A recent US Customs and Border Protection ruling means specific types of fashion footwear could have more than double the US duty rates from the end of March.

By Laura Husband

The ‘Customs Bulletin and Decisions’ (CBP) bulletin, which was published on 26 January, explains US Customs and Border Protection is reclassifying some girls and womens fashion footwear, which previously had a 9% duty rate, as athletic footwear, which has a duty rate of 20%.

The non-athletic fashion footwear items that will be affected by the higher athletic footwear duty rate include certain sneakers or trainers that have embroidery, sequins, are closed-toe, closed-heel, and below-the-ankle.

The change will be reflected on goods that enter or are withdrawn from a warehouse for consumption on or after 27 March 2022.
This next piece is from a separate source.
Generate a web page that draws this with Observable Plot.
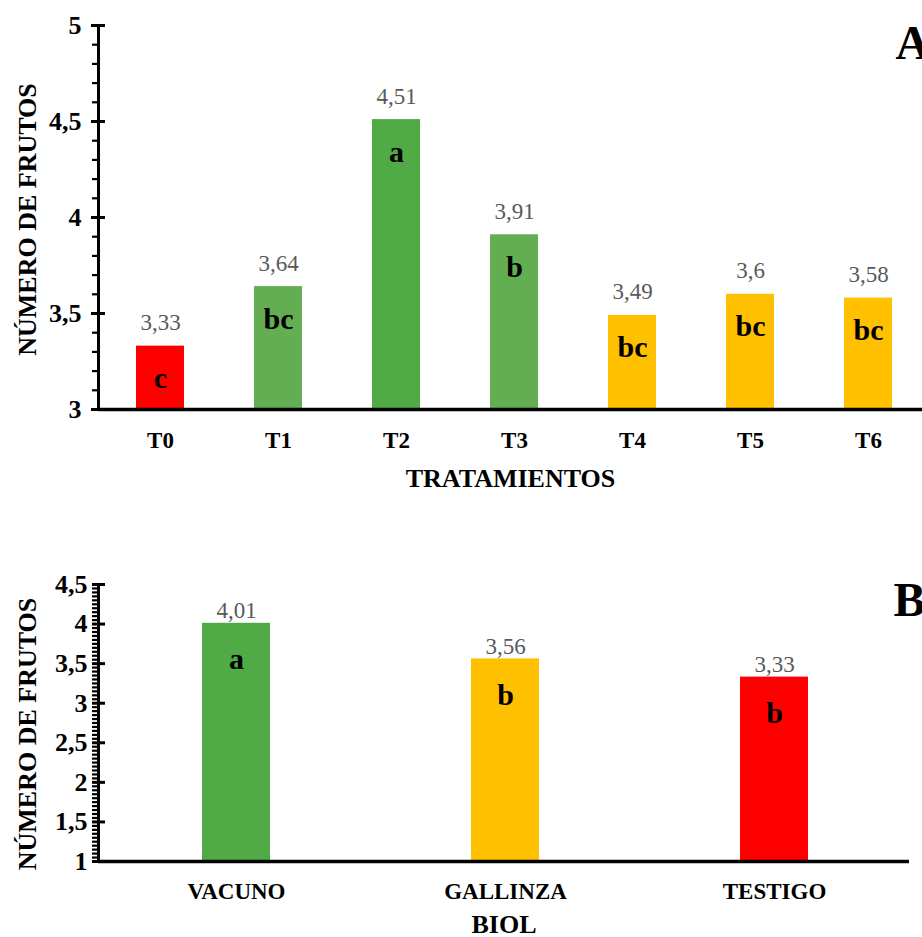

International trade law firm Sandler Travis & Rosenberg (ST&R) explains: “Importers of footwear that had been classified as non-athletic and subject to lower rates of duty because the uppers incorporated embroidery or sequins should re-evaluate those classifications based on this revocation.”

The law firm also highlights that this reclassification changes the longstanding treatment of textile upper footwear that has been classified as non-athletic because the uppers are embroidered or decorated with sequins.

“After considering comments submitted by interested parties, CBP said the mere addition of embroidery to an upper does not necessarily render the footwear unsuitable for athletic use, whether or not the footwear is actually used for athletic purposes. CBP said this position does not conflict with previously published guidelines that specifically mentioned embroidery as a feature uncharacteristic of athletic footwear,” it adds.

The debate over whether footwear is athletic, athleisure, or fashion for classification purposes is often contentious, says ST&R. The latest update from CBP, however, makes it clear that embroidery alone will not likely preclude the higher athletic footwear duty rate.

The law firm adds the move leaves the door open for loosely attached sequins and decorations that could fall off and create a danger for athletic use but casts doubt on whether firmly-attached sequins would rule out ‘athletic’ classification.